▶ [DATASET ROWS]
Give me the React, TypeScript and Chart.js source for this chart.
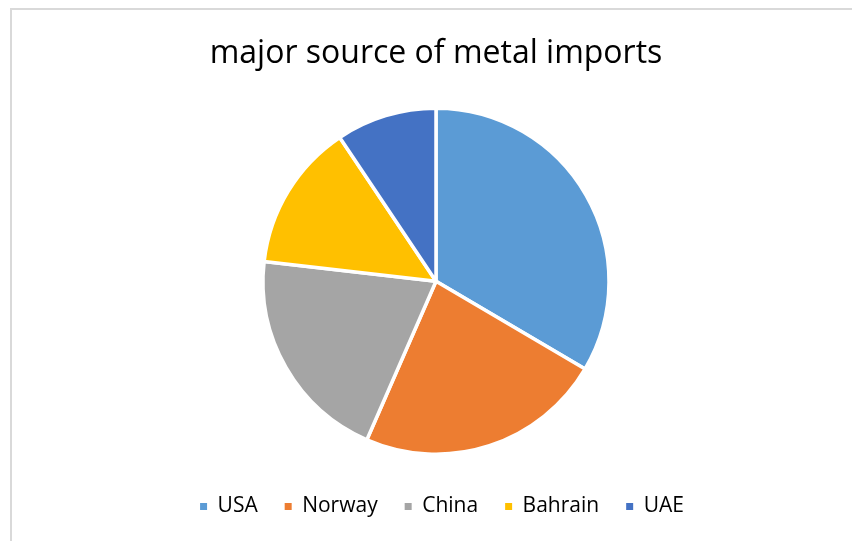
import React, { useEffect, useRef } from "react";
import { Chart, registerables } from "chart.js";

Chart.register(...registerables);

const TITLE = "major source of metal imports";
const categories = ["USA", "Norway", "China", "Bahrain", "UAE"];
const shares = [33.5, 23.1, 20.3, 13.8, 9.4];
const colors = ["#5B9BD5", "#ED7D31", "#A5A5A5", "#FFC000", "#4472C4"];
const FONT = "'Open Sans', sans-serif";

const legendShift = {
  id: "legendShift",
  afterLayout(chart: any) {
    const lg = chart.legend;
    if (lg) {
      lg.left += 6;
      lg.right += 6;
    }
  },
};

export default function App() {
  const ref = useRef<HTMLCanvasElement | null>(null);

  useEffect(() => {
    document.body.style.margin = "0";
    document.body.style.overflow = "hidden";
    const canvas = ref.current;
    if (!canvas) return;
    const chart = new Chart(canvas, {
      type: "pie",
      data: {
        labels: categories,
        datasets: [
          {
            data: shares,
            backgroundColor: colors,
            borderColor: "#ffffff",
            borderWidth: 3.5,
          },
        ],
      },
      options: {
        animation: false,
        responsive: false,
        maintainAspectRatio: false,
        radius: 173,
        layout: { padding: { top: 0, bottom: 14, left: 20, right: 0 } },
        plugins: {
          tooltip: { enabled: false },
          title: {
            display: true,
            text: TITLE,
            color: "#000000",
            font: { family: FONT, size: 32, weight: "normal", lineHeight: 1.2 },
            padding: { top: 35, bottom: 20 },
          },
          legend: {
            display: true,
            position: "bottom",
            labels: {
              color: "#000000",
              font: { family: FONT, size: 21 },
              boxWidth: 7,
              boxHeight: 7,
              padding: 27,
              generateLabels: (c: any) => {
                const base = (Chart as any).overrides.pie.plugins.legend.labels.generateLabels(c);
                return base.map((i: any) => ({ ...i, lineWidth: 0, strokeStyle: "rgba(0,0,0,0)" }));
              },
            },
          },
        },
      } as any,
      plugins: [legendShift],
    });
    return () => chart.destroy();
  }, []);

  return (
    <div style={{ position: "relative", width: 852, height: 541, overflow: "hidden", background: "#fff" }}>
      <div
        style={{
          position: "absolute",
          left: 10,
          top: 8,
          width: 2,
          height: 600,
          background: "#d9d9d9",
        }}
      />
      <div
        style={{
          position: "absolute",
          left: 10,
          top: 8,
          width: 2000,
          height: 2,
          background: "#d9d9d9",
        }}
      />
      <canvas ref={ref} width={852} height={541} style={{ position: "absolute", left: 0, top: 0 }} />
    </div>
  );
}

==

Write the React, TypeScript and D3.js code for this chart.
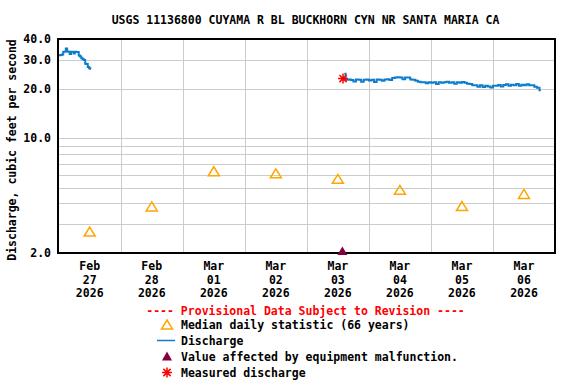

▶ [PROBLEM REQUIREMENTS] Skip every picture. Repeat the lines from the one with "Give me the" through the one with "Chart.register(...registerables);", both ends included.

▶ [FULL OUTPUT]
Give me the React, TypeScript and Chart.js source for this chart.
import React, { useEffect, useRef } from "react";
import { Chart, registerables } from "chart.js";

Chart.register(...registerables);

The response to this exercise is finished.